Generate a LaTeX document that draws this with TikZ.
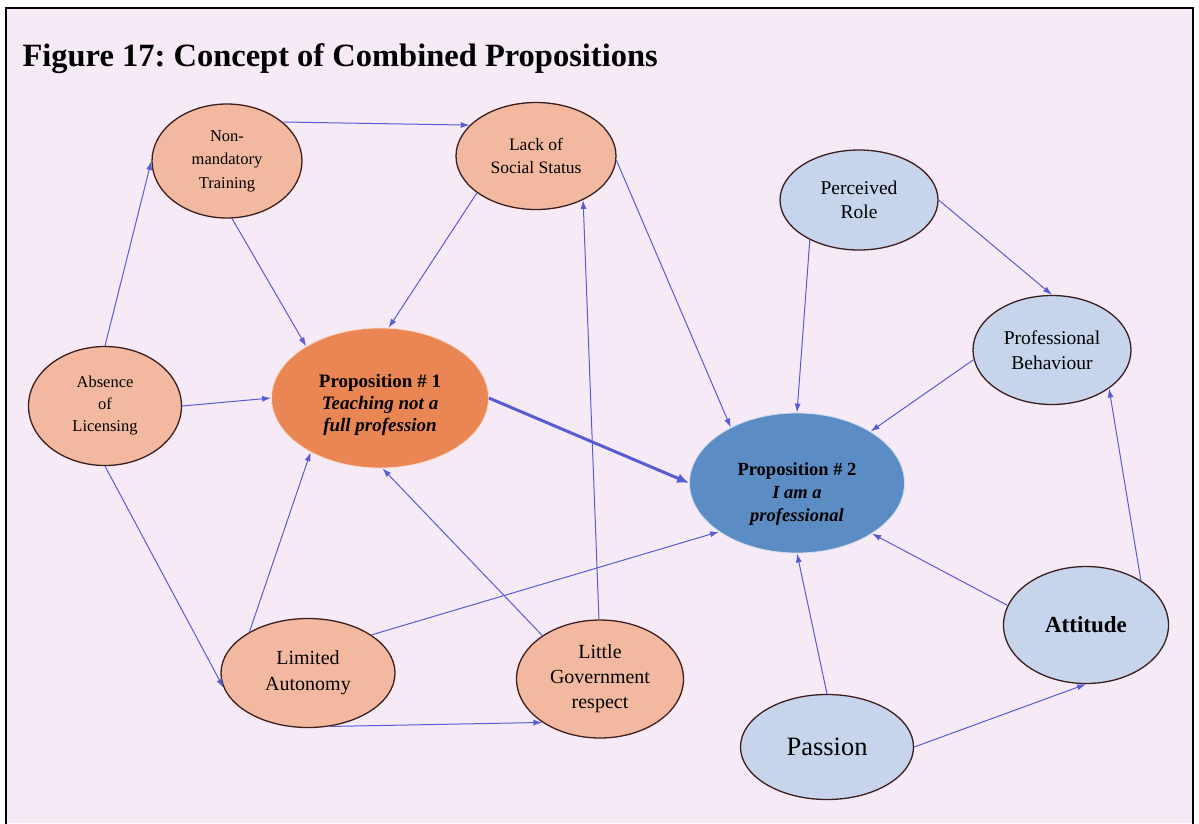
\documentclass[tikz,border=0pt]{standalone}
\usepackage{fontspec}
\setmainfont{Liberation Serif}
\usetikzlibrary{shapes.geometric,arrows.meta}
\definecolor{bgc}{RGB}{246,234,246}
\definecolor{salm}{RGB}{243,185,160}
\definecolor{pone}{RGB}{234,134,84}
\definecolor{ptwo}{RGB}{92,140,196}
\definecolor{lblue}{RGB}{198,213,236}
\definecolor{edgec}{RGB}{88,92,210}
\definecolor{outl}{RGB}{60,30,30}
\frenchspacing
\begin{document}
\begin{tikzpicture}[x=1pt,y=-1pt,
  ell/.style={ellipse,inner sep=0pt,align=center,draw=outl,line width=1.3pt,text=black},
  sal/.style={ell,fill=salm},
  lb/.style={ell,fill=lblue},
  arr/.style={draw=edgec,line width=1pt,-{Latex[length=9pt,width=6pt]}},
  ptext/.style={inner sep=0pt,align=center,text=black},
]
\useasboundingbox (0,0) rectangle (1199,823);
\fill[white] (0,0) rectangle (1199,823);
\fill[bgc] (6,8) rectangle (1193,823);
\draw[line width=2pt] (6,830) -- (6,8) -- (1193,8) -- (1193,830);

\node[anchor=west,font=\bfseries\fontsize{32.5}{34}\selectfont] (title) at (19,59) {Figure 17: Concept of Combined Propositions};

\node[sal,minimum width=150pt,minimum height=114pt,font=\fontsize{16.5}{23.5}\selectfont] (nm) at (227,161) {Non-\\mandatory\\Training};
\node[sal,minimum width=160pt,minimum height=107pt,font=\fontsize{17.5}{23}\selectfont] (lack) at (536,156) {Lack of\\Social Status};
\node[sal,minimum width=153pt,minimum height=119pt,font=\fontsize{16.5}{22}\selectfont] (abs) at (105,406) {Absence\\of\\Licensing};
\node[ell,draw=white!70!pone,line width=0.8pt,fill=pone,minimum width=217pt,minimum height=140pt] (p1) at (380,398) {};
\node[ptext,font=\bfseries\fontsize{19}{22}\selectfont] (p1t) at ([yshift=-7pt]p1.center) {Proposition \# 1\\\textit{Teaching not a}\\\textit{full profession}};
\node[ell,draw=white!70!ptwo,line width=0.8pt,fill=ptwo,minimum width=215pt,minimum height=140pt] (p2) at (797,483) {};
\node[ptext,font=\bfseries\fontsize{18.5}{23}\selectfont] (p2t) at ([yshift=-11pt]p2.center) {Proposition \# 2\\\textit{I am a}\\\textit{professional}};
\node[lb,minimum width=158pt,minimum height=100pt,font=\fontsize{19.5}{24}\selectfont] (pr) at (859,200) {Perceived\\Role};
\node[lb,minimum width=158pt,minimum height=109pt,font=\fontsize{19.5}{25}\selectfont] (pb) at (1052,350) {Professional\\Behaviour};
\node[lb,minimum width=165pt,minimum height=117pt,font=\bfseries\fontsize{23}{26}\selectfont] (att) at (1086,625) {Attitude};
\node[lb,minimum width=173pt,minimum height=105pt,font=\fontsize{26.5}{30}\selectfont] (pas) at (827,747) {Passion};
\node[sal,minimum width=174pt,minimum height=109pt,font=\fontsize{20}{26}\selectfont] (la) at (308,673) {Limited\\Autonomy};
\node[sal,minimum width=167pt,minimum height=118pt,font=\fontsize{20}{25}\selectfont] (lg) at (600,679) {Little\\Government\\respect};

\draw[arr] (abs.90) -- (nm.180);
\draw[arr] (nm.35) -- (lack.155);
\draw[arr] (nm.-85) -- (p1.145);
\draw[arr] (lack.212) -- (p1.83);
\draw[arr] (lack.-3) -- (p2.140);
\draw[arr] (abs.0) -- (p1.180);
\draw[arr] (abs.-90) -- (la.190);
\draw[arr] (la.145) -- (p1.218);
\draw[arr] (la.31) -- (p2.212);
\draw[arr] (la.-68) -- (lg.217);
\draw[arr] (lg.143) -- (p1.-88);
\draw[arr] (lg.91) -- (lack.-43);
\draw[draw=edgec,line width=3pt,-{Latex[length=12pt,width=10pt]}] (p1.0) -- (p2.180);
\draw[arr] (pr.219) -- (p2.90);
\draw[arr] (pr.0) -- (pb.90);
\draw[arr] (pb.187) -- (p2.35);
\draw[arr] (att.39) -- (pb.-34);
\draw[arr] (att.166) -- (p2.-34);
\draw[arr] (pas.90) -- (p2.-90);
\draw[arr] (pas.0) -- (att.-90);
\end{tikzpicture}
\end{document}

WORK REQUIRED:
Give an exact reproduction of every line, leaving out any picture.

FINAL RESULT:
Generate a LaTeX document that draws this with TikZ.
\documentclass[tikz,border=0pt]{standalone}
\usepackage{fontspec}
\setmainfont{Liberation Serif}
\usetikzlibrary{shapes.geometric,arrows.meta}
\definecolor{bgc}{RGB}{246,234,246}
\definecolor{salm}{RGB}{243,185,160}
\definecolor{pone}{RGB}{234,134,84}
\definecolor{ptwo}{RGB}{92,140,196}
\definecolor{lblue}{RGB}{198,213,236}
\definecolor{edgec}{RGB}{88,92,210}
\definecolor{outl}{RGB}{60,30,30}
\frenchspacing
\begin{document}
\begin{tikzpicture}[x=1pt,y=-1pt,
  ell/.style={ellipse,inner sep=0pt,align=center,draw=outl,line width=1.3pt,text=black},
  sal/.style={ell,fill=salm},
  lb/.style={ell,fill=lblue},
  arr/.style={draw=edgec,line width=1pt,-{Latex[length=9pt,width=6pt]}},
  ptext/.style={inner sep=0pt,align=center,text=black},
]
\useasboundingbox (0,0) rectangle (1199,823);
\fill[white] (0,0) rectangle (1199,823);
\fill[bgc] (6,8) rectangle (1193,823);
\draw[line width=2pt] (6,830) -- (6,8) -- (1193,8) -- (1193,830);

\node[anchor=west,font=\bfseries\fontsize{32.5}{34}\selectfont] (title) at (19,59) {Figure 17: Concept of Combined Propositions};

\node[sal,minimum width=150pt,minimum height=114pt,font=\fontsize{16.5}{23.5}\selectfont] (nm) at (227,161) {Non-\\mandatory\\Training};
\node[sal,minimum width=160pt,minimum height=107pt,font=\fontsize{17.5}{23}\selectfont] (lack) at (536,156) {Lack of\\Social Status};
\node[sal,minimum width=153pt,minimum height=119pt,font=\fontsize{16.5}{22}\selectfont] (abs) at (105,406) {Absence\\of\\Licensing};
\node[ell,draw=white!70!pone,line width=0.8pt,fill=pone,minimum width=217pt,minimum height=140pt] (p1) at (380,398) {};
\node[ptext,font=\bfseries\fontsize{19}{22}\selectfont] (p1t) at ([yshift=-7pt]p1.center) {Proposition \# 1\\\textit{Teaching not a}\\\textit{full profession}};
\node[ell,draw=white!70!ptwo,line width=0.8pt,fill=ptwo,minimum width=215pt,minimum height=140pt] (p2) at (797,483) {};
\node[ptext,font=\bfseries\fontsize{18.5}{23}\selectfont] (p2t) at ([yshift=-11pt]p2.center) {Proposition \# 2\\\textit{I am a}\\\textit{professional}};
\node[lb,minimum width=158pt,minimum height=100pt,font=\fontsize{19.5}{24}\selectfont] (pr) at (859,200) {Perceived\\Role};
\node[lb,minimum width=158pt,minimum height=109pt,font=\fontsize{19.5}{25}\selectfont] (pb) at (1052,350) {Professional\\Behaviour};
\node[lb,minimum width=165pt,minimum height=117pt,font=\bfseries\fontsize{23}{26}\selectfont] (att) at (1086,625) {Attitude};
\node[lb,minimum width=173pt,minimum height=105pt,font=\fontsize{26.5}{30}\selectfont] (pas) at (827,747) {Passion};
\node[sal,minimum width=174pt,minimum height=109pt,font=\fontsize{20}{26}\selectfont] (la) at (308,673) {Limited\\Autonomy};
\node[sal,minimum width=167pt,minimum height=118pt,font=\fontsize{20}{25}\selectfont] (lg) at (600,679) {Little\\Government\\respect};

\draw[arr] (abs.90) -- (nm.180);
\draw[arr] (nm.35) -- (lack.155);
\draw[arr] (nm.-85) -- (p1.145);
\draw[arr] (lack.212) -- (p1.83);
\draw[arr] (lack.-3) -- (p2.140);
\draw[arr] (abs.0) -- (p1.180);
\draw[arr] (abs.-90) -- (la.190);
\draw[arr] (la.145) -- (p1.218);
\draw[arr] (la.31) -- (p2.212);
\draw[arr] (la.-68) -- (lg.217);
\draw[arr] (lg.143) -- (p1.-88);
\draw[arr] (lg.91) -- (lack.-43);
\draw[draw=edgec,line width=3pt,-{Latex[length=12pt,width=10pt]}] (p1.0) -- (p2.180);
\draw[arr] (pr.219) -- (p2.90);
\draw[arr] (pr.0) -- (pb.90);
\draw[arr] (pb.187) -- (p2.35);
\draw[arr] (att.39) -- (pb.-34);
\draw[arr] (att.166) -- (p2.-34);
\draw[arr] (pas.90) -- (p2.-90);
\draw[arr] (pas.0) -- (att.-90);
\end{tikzpicture}
\end{document}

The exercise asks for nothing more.